You can export a rendered movie as a sequence of still images, in which case each frame of the movie is output as a separate still-image file. When you render one movie using multiple computers on a network, the movie is always output as a still-image sequence. Many 3D animation programs accept sequences of still images. Sequences of PNG files are often a good choice for transfer of visual elements from After Effects to Flash Professional.
If you are creating a movie for transfer to film, you will need to create a sequence of still images that you can then transfer to film using a film recorder.
Creating a sequence of PSD files is a good way to transfer frames to Photoshop for touchup and editing. You can then import the image sequence back into After Effects.
When specifying the output filename for a still-image sequence, you actually specify a file-naming template. The name that you specify must contain pound signs surrounded by square brackets ([#####]). As each frame is rendered and a filename created for it, After Effects replaces the [#####] portion of the name with a number indicating the order of the frame in the sequence. For example, specifying mymovie_[#####].tga would cause output files to be named mymovie_00001.tga, filmout_00002.tga, and so on.
The maximum number of frames in a still-image sequence is 32,766.
You can export a single frame from a composition, either as an Adobe Photoshop (PSD) file with layers intact or as a rendered image.
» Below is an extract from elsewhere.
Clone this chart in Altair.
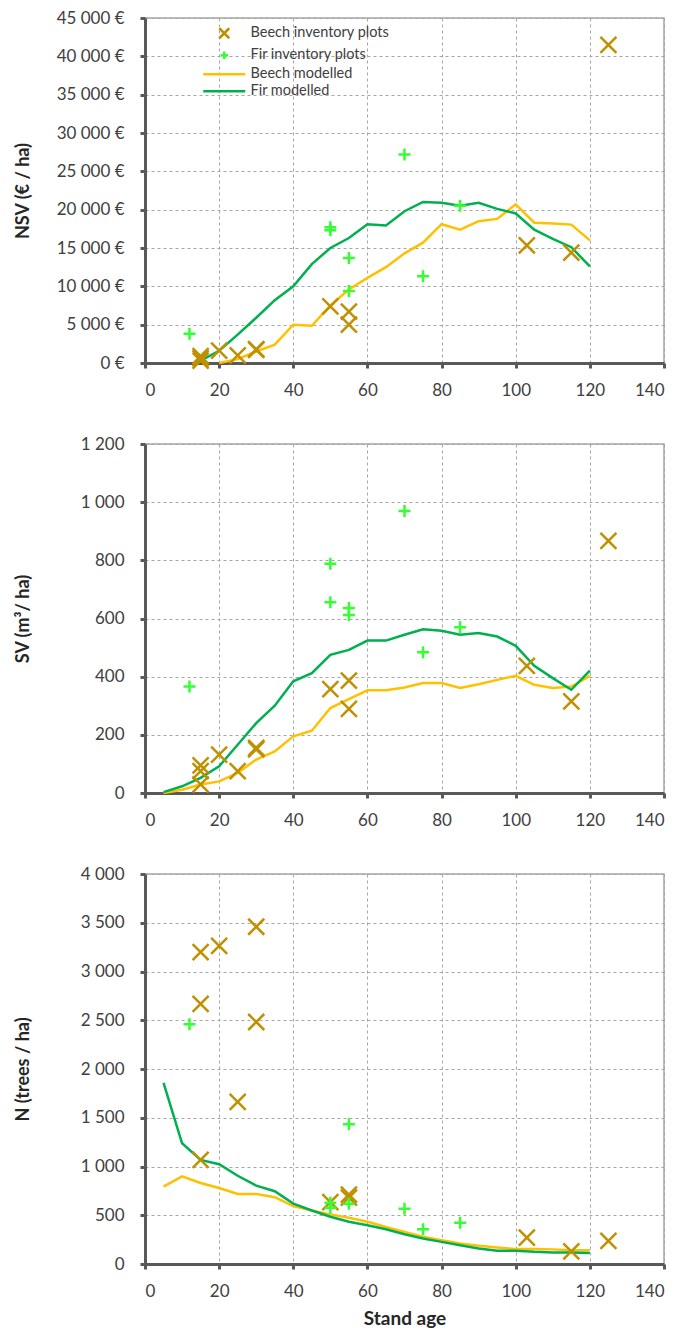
import altair as alt
import pandas as pd

# ---------------- data ----------------
series_names = ["Beech inventory plots", "Fir inventory plots", "Beech modelled", "Fir modelled"]
series_colors = ["#BF9000", "#33FF33", "#FFC000", "#00B050"]

model_ages = [5, 10, 15, 20, 25, 30, 35, 40, 45, 50, 55, 60, 65, 70, 75, 80,
              85, 90, 95, 100, 105, 110, 115, 120]

# NSV (EUR / ha) modelled
beech_nsv_model = [None, None, None, 0, 500, 1500, 2400, 5000, 4850, 7500, 9600, 11100,
                   12500, 14300, 15700, 18100, 17400, 18500, 18800, 20700, 18300, 18200,
                   18050, 16000]
fir_nsv_model = [None, None, 300, 1600, 3700, 5900, 8200, 10000, 12900, 15000, 16300,
                 18100, 17950, 19800, 21000, 20900, 20500, 20900, 20100, 19500, 17400,
                 16200, 15100, 12600]

# SV (m3 / ha) modelled
beech_sv_model = [0, 11, 29, 40, 69, 115, 143, 195, 214, 292, 323, 353, 353, 363, 378,
                  378, 361, 374, 389, 403, 372, 361, 366, 403]
fir_sv_model = [3, 23, 52, 92, 166, 240, 300, 384, 412, 475, 492, 524, 524, 544, 563,
                558, 544, 550, 538, 506, 437, 395, 355, 421]

# N (trees / ha) modelled
beech_n_model = [793, 899, 831, 780, 719, 719, 685, 593, 549, 509, 475, 434, 380, 329,
                 281, 244, 210, 186, 170, 153, 153, 150, 142, 142]
fir_n_model = [1858, 1238, 1068, 1024, 905, 804, 746, 620, 549, 485, 434, 397, 356, 305,
               261, 227, 193, 159, 136, 136, 125, 119, 119, 112]

# inventory plots
beech_plot_ages = [15, 15, 15, 20, 25, 30, 30, 50, 55, 55, 103, 115, 125]
beech_nsv_plots = [900, 300, 600, 1600, 1000, 1800, 1700, 7400, 6700, 5000, 15350, 14400, 41500]
beech_sv_plots = [95, 75, 30, 132, 75, 155, 150, 357, 386, 289, 437, 315, 867]
beech_n_plots = [3198, 2669, 1068, 3262, 1662, 3459, 2482, 634, 712, 680, 271, 129, 237]

fir_plot_ages = [12, 50, 50, 55, 55, 70, 75, 85]
fir_nsv_plots = [3800, 17700, 17300, 13700, 9400, 27200, 11300, 20500]
fir_sv_plots = [366, 788, 656, 636, 612, 970, 484, 570]
fir_n_plots = [2458, 627, 576, 1434, 617, 566, 356, 424]

# ---------------- style ----------------
FONT = "Lato"
TEXT = "#404040"
shape_paths = ["M-1,-1L1,1M1,-1L-1,1",
               "M-0.75,0L0.75,0M0,-0.75L0,0.75",
               "M-4.2,0L4.2,0",
               "M-4.2,0L4.2,0"]
PLOT_W = 519

color_scale = alt.Scale(domain=series_names, range=series_colors)
shape_scale = alt.Scale(domain=series_names, range=shape_paths)


def model_frame(b, f):
    rows = []
    for a, v in zip(model_ages, b):
        if v is not None:
            rows.append({"age": a, "value": v, "series": "Beech modelled"})
    for a, v in zip(model_ages, f):
        if v is not None:
            rows.append({"age": a, "value": v, "series": "Fir modelled"})
    return pd.DataFrame(rows)


def plot_frame(b, f):
    rows = []
    for a, v in zip(beech_plot_ages, b):
        rows.append({"age": a, "value": v, "series": "Beech inventory plots"})
    for a, v in zip(fir_plot_ages, f):
        rows.append({"age": a, "value": v, "series": "Fir inventory plots"})
    return pd.DataFrame(rows)


def panel(mb, mf, pb, pf, height, ytitle, ymax, ystep, label_expr, show_legend, xtitle):
    if show_legend:
        legend = alt.Legend(title=None, orient="none", legendX=72, legendY=8,
                            symbolSize=100, symbolStrokeWidth=2.5, labelFont=FONT,
                            labelFontSize=14.5, labelColor=TEXT, rowPadding=2,
                            labelOffset=19, padding=0)
    else:
        legend = None
    x = alt.X("age:Q", scale=alt.Scale(domain=[0, 140], nice=False),
              axis=alt.Axis(values=list(range(0, 141, 20)), title=xtitle))
    y = alt.Y("value:Q", scale=alt.Scale(domain=[0, ymax], nice=False),
              axis=alt.Axis(values=list(range(0, ymax + 1, ystep)), labelExpr=label_expr,
                            title=ytitle, titleX=-122, titleBaseline="middle"))
    lines = alt.Chart(model_frame(mb, mf)).mark_line(strokeWidth=2.5).encode(
        x=x, y=y,
        color=alt.Color("series:N", scale=color_scale, legend=legend),
    )
    pts = alt.Chart(plot_frame(pb, pf)).mark_point(filled=False, size=256, strokeWidth=2.5,
                                                   opacity=1).encode(
        x=x, y=y,
        color=alt.Color("series:N", scale=color_scale, legend=legend),
        shape=alt.Shape("series:N", scale=shape_scale, legend=legend),
    )
    return alt.layer(lines, pts).properties(width=PLOT_W, height=height)


thou = "replace(format(datum.value, ','), ',', ' ')"

top = panel(beech_nsv_model, fir_nsv_model, beech_nsv_plots, fir_nsv_plots, 345,
            "NSV (€ / ha)", 45000, 5000, thou + " + ' €'", True, None)
mid = panel(beech_sv_model, fir_sv_model, beech_sv_plots, fir_sv_plots, 349,
            "SV (m³/ ha)", 1200, 200, thou, False, None)
bot = panel(beech_n_model, fir_n_model, beech_n_plots, fir_n_plots, 390,
            "N (trees / ha)", 4000, 500, thou, False, "Stand age")

chart = alt.vconcat(top, mid, bot, spacing=35).resolve_scale(
    color="independent", shape="independent"
).properties(
    padding={"left": 5, "top": 0, "right": 0, "bottom": 0}
).configure_view(
    stroke="#a6a6a6", strokeWidth=1.5
).configure_axis(
    domainColor="#595959", domainWidth=3, tickColor="#595959", tickWidth=3, tickSize=5,
    gridColor="#a6a6a6", gridDash=[3, 3], gridWidth=1,
    labelFont=FONT, labelFontSize=17, labelColor=TEXT,
    titleFont=FONT, titleFontWeight="bold", titleColor="#262626",
).configure_axisY(
    labelPadding=16, titleFontSize=18
).configure_axisX(
    labelPadding=14, titleFontSize=19, titlePadding=10
)

chart.save("out.html", embed_options={"renderer": "svg", "actions": False})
This is useful for editing files in Adobe Photoshop, preparing files for Adobe Encore, creating a proxy, or exporting an image from a movie for posters or storyboards.
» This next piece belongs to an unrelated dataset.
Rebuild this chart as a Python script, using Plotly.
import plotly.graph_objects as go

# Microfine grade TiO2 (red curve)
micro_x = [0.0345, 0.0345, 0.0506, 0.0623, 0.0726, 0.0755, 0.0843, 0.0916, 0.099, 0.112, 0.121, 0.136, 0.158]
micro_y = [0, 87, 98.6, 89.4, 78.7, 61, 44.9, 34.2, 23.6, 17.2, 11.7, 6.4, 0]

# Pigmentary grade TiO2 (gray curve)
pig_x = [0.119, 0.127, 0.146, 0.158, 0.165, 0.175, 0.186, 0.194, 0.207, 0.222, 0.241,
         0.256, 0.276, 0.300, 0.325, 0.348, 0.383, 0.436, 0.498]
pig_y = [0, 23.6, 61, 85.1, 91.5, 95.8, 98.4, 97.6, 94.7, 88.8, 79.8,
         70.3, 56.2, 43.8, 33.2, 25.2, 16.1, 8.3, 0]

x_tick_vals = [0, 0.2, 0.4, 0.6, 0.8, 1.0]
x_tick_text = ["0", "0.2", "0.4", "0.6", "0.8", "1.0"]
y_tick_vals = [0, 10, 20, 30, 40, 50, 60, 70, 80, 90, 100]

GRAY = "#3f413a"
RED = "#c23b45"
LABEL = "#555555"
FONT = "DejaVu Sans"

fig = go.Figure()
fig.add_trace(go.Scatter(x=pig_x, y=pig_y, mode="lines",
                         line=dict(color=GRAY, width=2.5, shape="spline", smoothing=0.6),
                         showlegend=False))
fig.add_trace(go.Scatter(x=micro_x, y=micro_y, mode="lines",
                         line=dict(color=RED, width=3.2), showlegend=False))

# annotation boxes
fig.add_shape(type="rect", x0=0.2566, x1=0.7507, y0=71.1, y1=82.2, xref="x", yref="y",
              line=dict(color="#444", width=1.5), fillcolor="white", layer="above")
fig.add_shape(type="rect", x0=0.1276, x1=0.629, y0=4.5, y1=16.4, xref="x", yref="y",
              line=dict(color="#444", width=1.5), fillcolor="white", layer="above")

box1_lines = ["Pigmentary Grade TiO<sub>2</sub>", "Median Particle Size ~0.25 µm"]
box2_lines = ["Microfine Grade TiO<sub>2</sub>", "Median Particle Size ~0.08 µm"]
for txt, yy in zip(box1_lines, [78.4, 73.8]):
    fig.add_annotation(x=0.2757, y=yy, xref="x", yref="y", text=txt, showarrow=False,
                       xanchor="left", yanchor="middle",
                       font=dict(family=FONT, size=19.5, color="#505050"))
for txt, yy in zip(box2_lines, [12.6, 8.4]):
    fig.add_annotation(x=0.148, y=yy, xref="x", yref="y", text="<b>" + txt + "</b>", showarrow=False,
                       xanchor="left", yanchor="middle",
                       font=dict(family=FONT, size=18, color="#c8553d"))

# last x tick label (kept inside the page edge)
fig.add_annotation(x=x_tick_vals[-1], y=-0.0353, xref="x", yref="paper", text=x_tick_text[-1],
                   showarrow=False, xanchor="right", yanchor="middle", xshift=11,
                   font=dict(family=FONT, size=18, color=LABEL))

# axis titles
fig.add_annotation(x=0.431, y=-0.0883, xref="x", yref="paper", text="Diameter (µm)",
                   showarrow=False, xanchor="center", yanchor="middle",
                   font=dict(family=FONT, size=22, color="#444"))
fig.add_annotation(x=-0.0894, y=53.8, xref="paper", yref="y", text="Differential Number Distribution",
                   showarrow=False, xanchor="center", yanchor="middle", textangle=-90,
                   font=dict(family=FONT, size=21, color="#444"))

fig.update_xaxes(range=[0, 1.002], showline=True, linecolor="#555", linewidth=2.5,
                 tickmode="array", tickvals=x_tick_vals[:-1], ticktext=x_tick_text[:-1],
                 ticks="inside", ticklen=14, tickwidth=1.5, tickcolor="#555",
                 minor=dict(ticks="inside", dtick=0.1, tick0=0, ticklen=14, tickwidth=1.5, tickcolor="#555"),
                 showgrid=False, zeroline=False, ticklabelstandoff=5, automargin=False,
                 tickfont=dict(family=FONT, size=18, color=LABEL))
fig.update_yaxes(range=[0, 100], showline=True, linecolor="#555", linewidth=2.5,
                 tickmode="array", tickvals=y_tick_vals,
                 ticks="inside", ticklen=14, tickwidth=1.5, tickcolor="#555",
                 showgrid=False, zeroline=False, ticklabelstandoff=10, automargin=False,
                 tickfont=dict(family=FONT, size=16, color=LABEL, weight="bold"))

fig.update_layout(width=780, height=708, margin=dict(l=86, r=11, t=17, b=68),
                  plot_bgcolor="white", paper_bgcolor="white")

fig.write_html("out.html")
The Photoshop Layers command preserves all layers from a single frame of an After Effects composition in the resulting Photoshop file. Nested compositions up to five levels deep are preserved in the PSD file as layer groups. The PSD file inherits the color bit depth from the After Effects project.
In addition, the layered Photoshop file contains an embedded composite (flattened) image of all the layers. This feature ensures that the file is compatible with applications that don’t support Photoshop layers; such applications display the composited image and ignore the layers.
A layered Photoshop file saved from After Effects may look different from the frame viewed in After Effects if the frame uses features that Photoshop doesn’t support. For example, if the frame contains a blending mode that isn’t available in Photoshop, a blending mode that most resembles it is substituted in the layer, but the embedded composite image (viewable only by applications that don’t support Photoshop layers) looks the same. Alternatively, you can render the frame using the Composition > Save Frame As > File command to export a flattened and rendered version of the file to the PSD format.
PSD files generated by Save Frame As > Photoshop Layers have the sRGB IEC61966-2.1 ICC color profile embedded if color management is disabled for the project (the project's working color space is set to None). If color management is enabled for the project (the project's working color space is set to something other than None), then PSD files generated by Save Frame As > Photoshop Layers have the color profile embedded that corresponds to the project's working color space. (See Color management and color profiles.)
To change the default output settings for the Save Frame As > File command, change the settings for the Frame Default render settings template (See Create, edit, and manage render settings templates.)